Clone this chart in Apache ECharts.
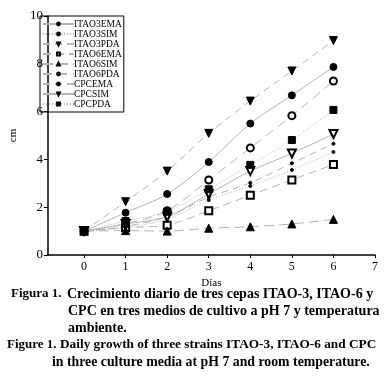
<!DOCTYPE html>
<html>
<head>
<meta charset="utf-8">
<script src="https://cdn.jsdelivr.net/npm/echarts@6/dist/echarts.min.js"></script>
<style>
html, body { margin: 0; padding: 0; background: #fff; }
#chartContainer { width: 384px; height: 379px; }
</style>
</head>
<body>
<div id="chartContainer"></div>
<script>
// dias 0..6
var dias = [0, 1, 2, 3, 4, 5, 6];
var xTicks = [0, 1, 2, 3, 4, 5, 6, 7];

var ITAO3EMA = [1, 1.77, 2.55, 3.89, 5.5, 6.68, 7.87];
var ITAO3SIM = [1, 1.15, 1.5, 2.3, 2.89, 3.56, 4.31];
var ITAO3PDA = [1, 2.23, 3.51, 5.09, 6.44, 7.7, 8.97];
var ITAO6EMA = [1, 1.15, 1.25, 1.85, 2.5, 3.14, 3.79];
var ITAO6SIM = [1, 1.02, 1.0, 1.12, 1.18, 1.3, 1.49];
var ITAO6PDA = [1, 1.3, 1.85, 3.14, 4.48, 5.83, 7.28];
var CPCEMA = [1, 1.2, 1.6, 2.42, 3.02, 3.84, 4.66];
var CPCSIM = [1, 1.3, 1.6, 2.55, 3.51, 4.25, 5.06];
var CPCPDA = [1, 1.42, 1.81, 2.75, 3.77, 4.81, 6.07];

var font = 'Liberation Serif';
var gris = '#b4b4b4';

function pares(vals) {
	var out = [];
	for (var i = 0; i < dias.length; i++) {
		out.push([dias[i], vals[i]]);
	}
	return out;
}

function serie(nombre, vals, symbol, size, lineType, rotate) {
	return {
		type: 'line',
		name: nombre,
		data: pares(vals),
		smooth: 0.3,
		symbol: symbol,
		symbolSize: size,
		symbolRotate: rotate || 0,
		lineStyle: { color: gris, width: 1, type: lineType },
		itemStyle: { color: '#000', borderColor: '#000', borderWidth: 1 },
		emphasis: { disabled: true }
	};
}

var capFont = 'bold 14px "Liberation Serif"';

var myChart = echarts.init(document.getElementById('chartContainer'));
var option = {
	animation: false,
	backgroundColor: '#fff',
	grid: { left: 36, right: 9, top: 16, bottom: 124 },
	legend: {
		orient: 'vertical',
		left: 40,
		top: 16,
		padding: [3, 2, 3, 2],
		itemGap: 0,
		itemWidth: 31,
		itemHeight: 3.5,
		borderColor: '#000',
		borderWidth: 1,
		textStyle: { fontFamily: font, fontSize: 9.5, color: '#000', lineHeight: 8.6, padding: [0, 0, 0, -5] },
		data: ['ITAO3EMA', 'ITAO3SIM', 'ITAO3PDA', 'ITAO6EMA', 'ITAO6SIM', 'ITAO6PDA', 'CPCEMA', 'CPCSIM', 'CPCPDA']
	},
	xAxis: {
		type: 'value',
		min: -0.87,
		max: 7,
		name: 'Días',
		nameLocation: 'middle',
		nameGap: 20,
		nameTextStyle: { fontFamily: font, fontSize: 11, color: '#000' },
		axisLine: { onZero: false, lineStyle: { color: '#000', width: 1.5 } },
		axisTick: { show: true, length: 3, customValues: xTicks, lineStyle: { color: '#000' } },
		axisLabel: { customValues: xTicks, fontFamily: font, fontSize: 12, color: '#000', margin: 6 },
		splitLine: { show: false }
	},
	yAxis: {
		type: 'value',
		min: 0,
		max: 10,
		interval: 2,
		name: 'cm',
		nameLocation: 'middle',
		nameGap: 20,
		nameRotate: 90,
		nameTextStyle: { fontFamily: font, fontSize: 11, color: '#000' },
		axisLine: { show: true, onZero: false, lineStyle: { color: '#000', width: 1.5 } },
		axisTick: { show: true, length: 4, lineStyle: { color: '#000' } },
		axisLabel: { fontFamily: font, fontSize: 13, color: '#000', margin: 5 },
		splitLine: { show: false }
	},
	series: [
		serie('ITAO3EMA', ITAO3EMA, 'circle', 7, 'solid'),
		serie('ITAO3SIM', ITAO3SIM, 'circle', 3, [1, 2]),
		serie('ITAO3PDA', ITAO3PDA, 'triangle', 8, [7, 5], 180),
		serie('ITAO6EMA', ITAO6EMA, 'emptyRect', 7, [8, 5]),
		serie('ITAO6SIM', ITAO6SIM, 'triangle', 8, [10, 5]),
		serie('ITAO6PDA', ITAO6PDA, 'emptyCircle', 7, [9, 6]),
		serie('CPCEMA', CPCEMA, 'circle', 3, [7, 5]),
		serie('CPCSIM', CPCSIM, 'emptyTriangle', 8, 'solid', 180),
		serie('CPCPDA', CPCPDA, 'rect', 7, [1, 2])
	],
	graphic: [
		{ type: 'text', left: 11, top: 287, style: { text: 'Figura 1.', font: 'bold 13px "Liberation Serif"', fill: '#000' } },
		{ type: 'text', left: 67, top: 287, style: { text: 'Crecimiento diario de tres cepas ITAO-3, ITAO-6 y', font: capFont, fill: '#000' } },
		{ type: 'text', left: 68, top: 304, style: { text: 'CPC en tres medios de cultivo a pH 7 y temperatura', font: capFont, fill: '#000' } },
		{ type: 'text', left: 68, top: 321, style: { text: 'ambiente.', font: capFont, fill: '#000' } },
		{ type: 'text', left: 7, top: 338, style: { text: 'Figure 1.', font: 'bold 13px "Liberation Serif"', fill: '#000' } },
		{ type: 'text', left: 60, top: 338, style: { text: 'Daily growth of three strains ITAO-3, ITAO-6 and CPC', font: 'bold 13.3px "Liberation Serif"', fill: '#000' } },
		{ type: 'text', left: 52, top: 355, style: { text: 'in three culture media at pH 7 and room temperature.', font: 'bold 13.8px "Liberation Serif"', fill: '#000' } }
	]
};
myChart.setOption(option);
</script>
</body>
</html>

**Exercise details**
Each line from the top of the material through the line containing "var xTicks = [0, 1, 2, 3, 4, 5, 6, 7];" should be reproduced exactly; please drop any images.

**Full response**
Clone this chart in Apache ECharts.
<!DOCTYPE html>
<html>
<head>
<meta charset="utf-8">
<script src="https://cdn.jsdelivr.net/npm/echarts@6/dist/echarts.min.js"></script>
<style>
html, body { margin: 0; padding: 0; background: #fff; }
#chartContainer { width: 384px; height: 379px; }
</style>
</head>
<body>
<div id="chartContainer"></div>
<script>
// dias 0..6
var dias = [0, 1, 2, 3, 4, 5, 6];
var xTicks = [0, 1, 2, 3, 4, 5, 6, 7];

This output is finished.